### Problem
Starting at the first line of the entries below, restate each line exactly until you reach the line with "som = [240, 400, 590, 650, 570]", and print that one too. Leave the pictures out and stop there.

### Records shown
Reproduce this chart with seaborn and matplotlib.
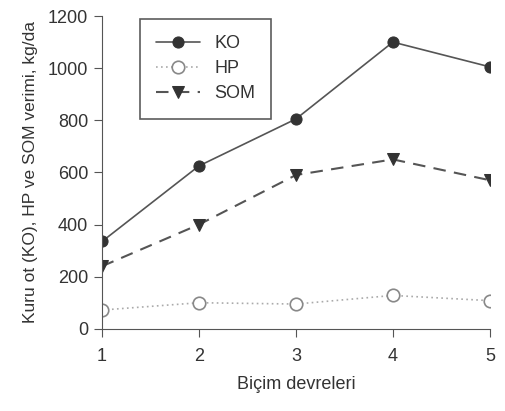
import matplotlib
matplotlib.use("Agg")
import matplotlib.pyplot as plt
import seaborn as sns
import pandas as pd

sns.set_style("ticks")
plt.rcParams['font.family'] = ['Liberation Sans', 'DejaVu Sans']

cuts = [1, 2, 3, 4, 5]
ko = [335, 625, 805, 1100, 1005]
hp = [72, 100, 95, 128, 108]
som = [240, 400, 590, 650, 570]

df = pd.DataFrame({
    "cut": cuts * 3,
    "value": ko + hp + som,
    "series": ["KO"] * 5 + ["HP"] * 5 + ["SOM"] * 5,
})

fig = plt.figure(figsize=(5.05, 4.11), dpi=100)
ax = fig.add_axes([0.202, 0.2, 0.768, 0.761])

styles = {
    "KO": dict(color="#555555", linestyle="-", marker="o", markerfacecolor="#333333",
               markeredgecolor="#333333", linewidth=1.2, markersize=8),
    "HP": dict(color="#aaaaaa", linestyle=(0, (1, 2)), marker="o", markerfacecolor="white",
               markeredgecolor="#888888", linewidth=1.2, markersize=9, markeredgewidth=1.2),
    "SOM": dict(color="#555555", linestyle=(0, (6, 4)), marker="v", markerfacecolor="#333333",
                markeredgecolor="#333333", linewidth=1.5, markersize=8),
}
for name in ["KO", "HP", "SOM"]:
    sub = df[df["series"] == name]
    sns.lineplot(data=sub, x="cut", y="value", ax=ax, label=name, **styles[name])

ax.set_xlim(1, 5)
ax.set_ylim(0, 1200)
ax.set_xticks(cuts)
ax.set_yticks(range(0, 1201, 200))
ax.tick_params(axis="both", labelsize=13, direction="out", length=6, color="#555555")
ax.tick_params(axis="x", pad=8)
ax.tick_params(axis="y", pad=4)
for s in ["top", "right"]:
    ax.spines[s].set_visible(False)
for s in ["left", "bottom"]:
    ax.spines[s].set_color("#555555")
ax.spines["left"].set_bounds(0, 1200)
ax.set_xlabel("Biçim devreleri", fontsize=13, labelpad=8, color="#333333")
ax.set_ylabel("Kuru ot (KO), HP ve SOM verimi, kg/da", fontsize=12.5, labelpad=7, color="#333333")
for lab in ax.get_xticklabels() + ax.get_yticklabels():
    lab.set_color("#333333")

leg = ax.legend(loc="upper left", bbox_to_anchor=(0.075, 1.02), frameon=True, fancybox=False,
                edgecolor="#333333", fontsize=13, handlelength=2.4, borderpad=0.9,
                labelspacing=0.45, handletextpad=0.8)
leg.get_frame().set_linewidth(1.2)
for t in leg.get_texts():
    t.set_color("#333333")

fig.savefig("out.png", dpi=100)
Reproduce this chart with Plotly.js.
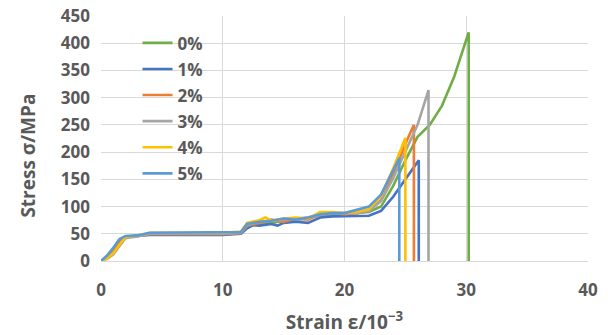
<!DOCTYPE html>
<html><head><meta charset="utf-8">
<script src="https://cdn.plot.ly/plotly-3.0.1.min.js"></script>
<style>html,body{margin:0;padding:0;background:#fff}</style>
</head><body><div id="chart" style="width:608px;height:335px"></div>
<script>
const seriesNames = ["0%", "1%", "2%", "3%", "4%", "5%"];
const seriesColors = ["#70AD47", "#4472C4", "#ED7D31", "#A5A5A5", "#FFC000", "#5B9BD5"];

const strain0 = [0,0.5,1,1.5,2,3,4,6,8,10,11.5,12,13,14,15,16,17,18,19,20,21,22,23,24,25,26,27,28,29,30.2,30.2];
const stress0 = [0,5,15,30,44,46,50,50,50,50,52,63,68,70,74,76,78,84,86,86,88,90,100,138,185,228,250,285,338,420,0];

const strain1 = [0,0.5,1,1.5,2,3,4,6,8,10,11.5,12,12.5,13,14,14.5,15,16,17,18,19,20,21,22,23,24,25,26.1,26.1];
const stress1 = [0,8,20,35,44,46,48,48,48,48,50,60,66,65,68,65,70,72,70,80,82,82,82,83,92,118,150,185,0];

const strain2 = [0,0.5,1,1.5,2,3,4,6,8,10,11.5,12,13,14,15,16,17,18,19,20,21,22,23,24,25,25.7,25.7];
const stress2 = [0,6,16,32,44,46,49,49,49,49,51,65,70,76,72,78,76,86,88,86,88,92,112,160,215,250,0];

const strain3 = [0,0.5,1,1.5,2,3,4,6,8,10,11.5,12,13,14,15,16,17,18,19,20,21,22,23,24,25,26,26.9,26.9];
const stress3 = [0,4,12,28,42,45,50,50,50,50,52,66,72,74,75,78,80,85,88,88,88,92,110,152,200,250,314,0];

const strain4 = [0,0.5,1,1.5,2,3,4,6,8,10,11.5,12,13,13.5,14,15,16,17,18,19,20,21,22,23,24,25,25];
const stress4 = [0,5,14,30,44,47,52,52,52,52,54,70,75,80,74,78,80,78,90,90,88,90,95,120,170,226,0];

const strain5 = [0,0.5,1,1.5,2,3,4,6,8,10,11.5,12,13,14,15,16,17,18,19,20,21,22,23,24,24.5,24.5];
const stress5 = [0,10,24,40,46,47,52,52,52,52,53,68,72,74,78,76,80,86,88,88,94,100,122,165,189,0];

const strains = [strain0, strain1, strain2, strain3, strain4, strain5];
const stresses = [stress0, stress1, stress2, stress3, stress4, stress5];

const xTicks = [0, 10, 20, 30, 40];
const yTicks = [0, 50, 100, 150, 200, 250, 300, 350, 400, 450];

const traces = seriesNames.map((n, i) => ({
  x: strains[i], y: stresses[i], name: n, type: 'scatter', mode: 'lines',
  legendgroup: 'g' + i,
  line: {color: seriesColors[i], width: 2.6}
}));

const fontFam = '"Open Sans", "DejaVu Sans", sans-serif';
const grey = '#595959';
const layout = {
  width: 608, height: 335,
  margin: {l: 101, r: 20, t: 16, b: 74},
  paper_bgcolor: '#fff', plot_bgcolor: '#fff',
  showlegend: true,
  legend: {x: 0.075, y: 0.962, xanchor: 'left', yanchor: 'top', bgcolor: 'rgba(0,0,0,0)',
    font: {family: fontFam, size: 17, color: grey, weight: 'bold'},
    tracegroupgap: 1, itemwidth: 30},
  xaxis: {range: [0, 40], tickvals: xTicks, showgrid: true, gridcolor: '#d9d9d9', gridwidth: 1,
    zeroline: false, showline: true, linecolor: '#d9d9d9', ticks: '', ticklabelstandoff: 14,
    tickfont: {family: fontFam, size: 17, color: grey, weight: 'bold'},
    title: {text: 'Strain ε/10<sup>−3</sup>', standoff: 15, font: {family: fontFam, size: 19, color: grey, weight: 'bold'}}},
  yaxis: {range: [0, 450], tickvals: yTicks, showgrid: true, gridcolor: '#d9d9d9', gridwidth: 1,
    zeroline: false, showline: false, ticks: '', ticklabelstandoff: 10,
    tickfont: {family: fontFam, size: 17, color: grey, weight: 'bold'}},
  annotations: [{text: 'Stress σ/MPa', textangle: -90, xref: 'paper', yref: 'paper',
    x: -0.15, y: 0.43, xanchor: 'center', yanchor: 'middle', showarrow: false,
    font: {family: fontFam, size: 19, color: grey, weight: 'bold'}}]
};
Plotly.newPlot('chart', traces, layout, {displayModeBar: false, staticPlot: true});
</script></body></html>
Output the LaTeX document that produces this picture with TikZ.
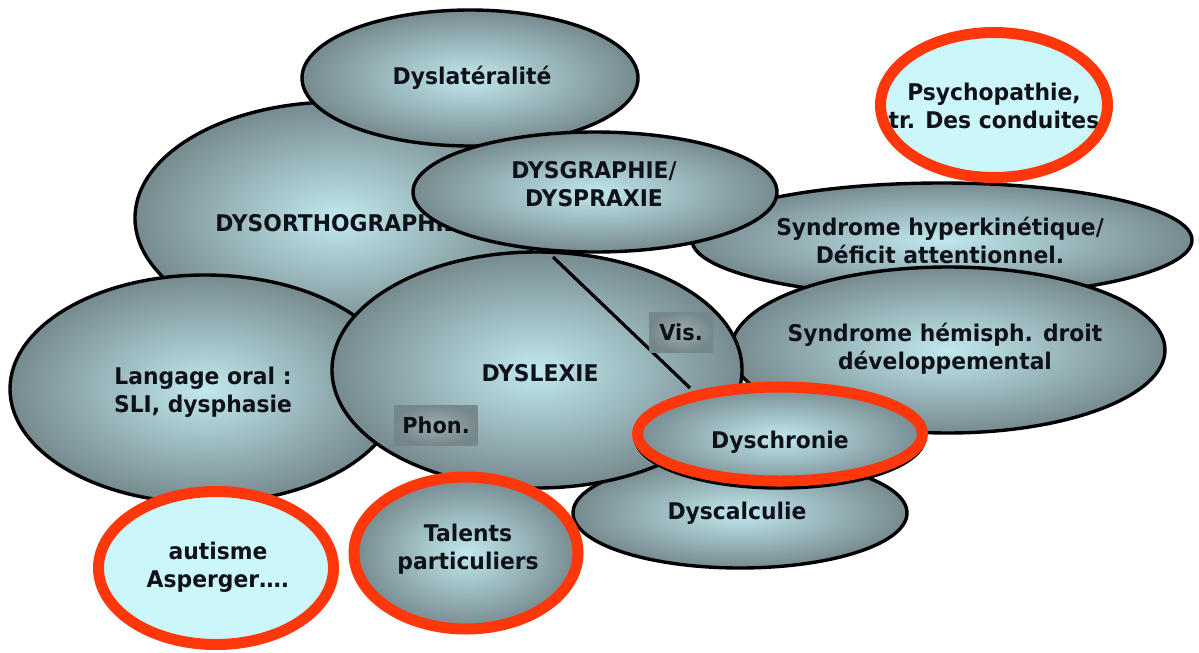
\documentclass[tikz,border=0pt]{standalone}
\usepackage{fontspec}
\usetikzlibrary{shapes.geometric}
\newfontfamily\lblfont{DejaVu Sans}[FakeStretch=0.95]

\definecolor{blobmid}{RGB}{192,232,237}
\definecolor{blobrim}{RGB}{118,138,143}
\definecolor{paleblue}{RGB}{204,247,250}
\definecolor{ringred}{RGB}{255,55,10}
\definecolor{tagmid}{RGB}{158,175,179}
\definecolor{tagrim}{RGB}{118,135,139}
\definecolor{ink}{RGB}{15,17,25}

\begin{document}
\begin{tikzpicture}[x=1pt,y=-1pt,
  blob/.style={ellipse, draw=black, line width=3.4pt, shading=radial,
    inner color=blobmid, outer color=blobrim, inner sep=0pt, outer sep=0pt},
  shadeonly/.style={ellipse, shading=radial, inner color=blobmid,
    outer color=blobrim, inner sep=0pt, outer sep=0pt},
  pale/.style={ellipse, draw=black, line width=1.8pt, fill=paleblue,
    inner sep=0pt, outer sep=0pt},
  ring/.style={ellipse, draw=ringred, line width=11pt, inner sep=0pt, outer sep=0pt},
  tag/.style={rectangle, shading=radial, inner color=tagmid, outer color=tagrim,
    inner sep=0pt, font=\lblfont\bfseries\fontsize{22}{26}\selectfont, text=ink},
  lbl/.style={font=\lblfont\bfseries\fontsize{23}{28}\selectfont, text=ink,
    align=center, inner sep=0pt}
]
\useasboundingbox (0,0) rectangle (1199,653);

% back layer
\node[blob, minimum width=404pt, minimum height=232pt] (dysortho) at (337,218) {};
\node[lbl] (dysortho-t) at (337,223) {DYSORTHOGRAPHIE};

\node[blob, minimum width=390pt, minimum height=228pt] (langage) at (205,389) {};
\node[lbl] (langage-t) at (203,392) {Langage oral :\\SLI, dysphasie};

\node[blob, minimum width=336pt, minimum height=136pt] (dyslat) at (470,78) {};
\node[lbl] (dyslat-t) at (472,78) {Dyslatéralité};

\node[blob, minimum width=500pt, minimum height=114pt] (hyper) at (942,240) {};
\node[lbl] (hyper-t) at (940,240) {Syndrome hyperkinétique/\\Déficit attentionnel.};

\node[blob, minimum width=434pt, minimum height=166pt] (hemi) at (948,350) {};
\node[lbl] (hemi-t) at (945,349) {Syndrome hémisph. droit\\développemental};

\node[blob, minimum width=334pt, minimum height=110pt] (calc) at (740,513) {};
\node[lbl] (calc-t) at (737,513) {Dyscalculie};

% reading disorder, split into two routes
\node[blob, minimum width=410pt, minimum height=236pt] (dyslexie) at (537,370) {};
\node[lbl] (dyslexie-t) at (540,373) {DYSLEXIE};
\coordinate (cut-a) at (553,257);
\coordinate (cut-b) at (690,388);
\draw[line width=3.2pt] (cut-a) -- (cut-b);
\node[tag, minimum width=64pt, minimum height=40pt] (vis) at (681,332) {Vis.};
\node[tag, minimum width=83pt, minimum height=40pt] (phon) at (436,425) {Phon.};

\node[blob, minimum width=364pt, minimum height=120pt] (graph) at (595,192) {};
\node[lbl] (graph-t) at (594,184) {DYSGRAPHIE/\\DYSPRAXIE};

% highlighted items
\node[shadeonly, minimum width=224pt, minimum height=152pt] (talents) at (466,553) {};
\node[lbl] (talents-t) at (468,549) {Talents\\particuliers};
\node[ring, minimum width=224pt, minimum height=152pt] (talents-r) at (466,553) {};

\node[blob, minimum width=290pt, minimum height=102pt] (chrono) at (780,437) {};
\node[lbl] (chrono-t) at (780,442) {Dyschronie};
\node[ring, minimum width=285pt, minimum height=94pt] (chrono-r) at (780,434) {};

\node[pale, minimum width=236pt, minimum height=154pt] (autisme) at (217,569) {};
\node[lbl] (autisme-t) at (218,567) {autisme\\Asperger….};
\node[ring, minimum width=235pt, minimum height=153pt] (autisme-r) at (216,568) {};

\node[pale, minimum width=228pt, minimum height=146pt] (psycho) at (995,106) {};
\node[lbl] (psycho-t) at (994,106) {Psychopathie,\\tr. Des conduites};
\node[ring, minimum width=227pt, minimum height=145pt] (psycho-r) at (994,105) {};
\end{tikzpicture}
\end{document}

### Solution to this exercise
Reproduce this chart with seaborn and matplotlib.
import matplotlib
matplotlib.use("Agg")
import matplotlib.pyplot as plt
import seaborn as sns
import pandas as pd

sns.set_style("ticks")
plt.rcParams['font.family'] = ['Liberation Sans', 'DejaVu Sans']

cuts = [1, 2, 3, 4, 5]
ko = [335, 625, 805, 1100, 1005]
hp = [72, 100, 95, 128, 108]
som = [240, 400, 590, 650, 570]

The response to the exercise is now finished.